Suzanne Ruth Dietrich ( Bell; 23 December 1926 – 13 June 2015) was an American amateur sports car racing driver, described as one of the pioneers of female motor racing. A school librarian, Dietrich was introduced into sports car racing by her husband. She spent most of her motor racing career in regional Sports Car Club of America (SCCA) races, however in the late 1960s, she took part in international-standard endurance events at Sebring and Daytona. During the early years of her career, she typically drove an MG TC, while later she raced a variety of Elvas and Porsches.

==Life and career==
Born Suzanne Bell in Toledo, Ohio, Dietrich met her husband, Charles 'Chuck' Dietrich in high-school.

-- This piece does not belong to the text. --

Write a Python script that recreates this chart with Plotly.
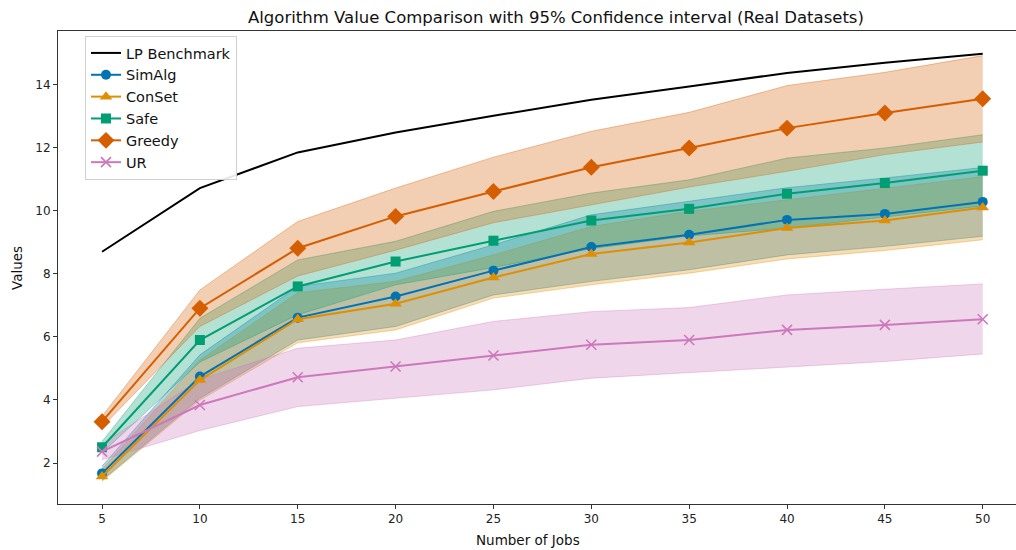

She began racing in regional Sports Car Club of America (SCCA) ladies' events in 1953, racing an MG TC. Many of her early successes came at races at the Cumberland Municipal Airport in Maryland; she finished second in the ladies race in July 1953 and 1954, before winning the race in 1955. She also enjoyed victories in preliminaries at Watkins Glen International and in SCCA Regional races at Dunkirk. In the SCCA National Sports Car Championship, her results were more modest, but she achieved a fifth-place finish at the 1961 SCCA National at Watkins Glen, racing a Porsche 356.

She raced less frequently from 1962, but in 1966, she entered the 24 Hours of Daytona, driving a Sunbeam Alpine with Janet Guthrie and Donna Mae Mims. The trio finished 32nd and, along with teammates in another Sunbeam (Smokey Drolet and Rosemary Smith; 30th overall), became the first women's teams to finish at the 24 Hours of Daytona. At the same race the following year, racing an ASA 411, Dietrich partnered Mims and the pair finished 24th.

After her retirement from racing, she wrote for the Sandusky Register and remained active as an administrator within the Sports Car Club of America. She suffered a stroke, and later died, in 2015, aged 88.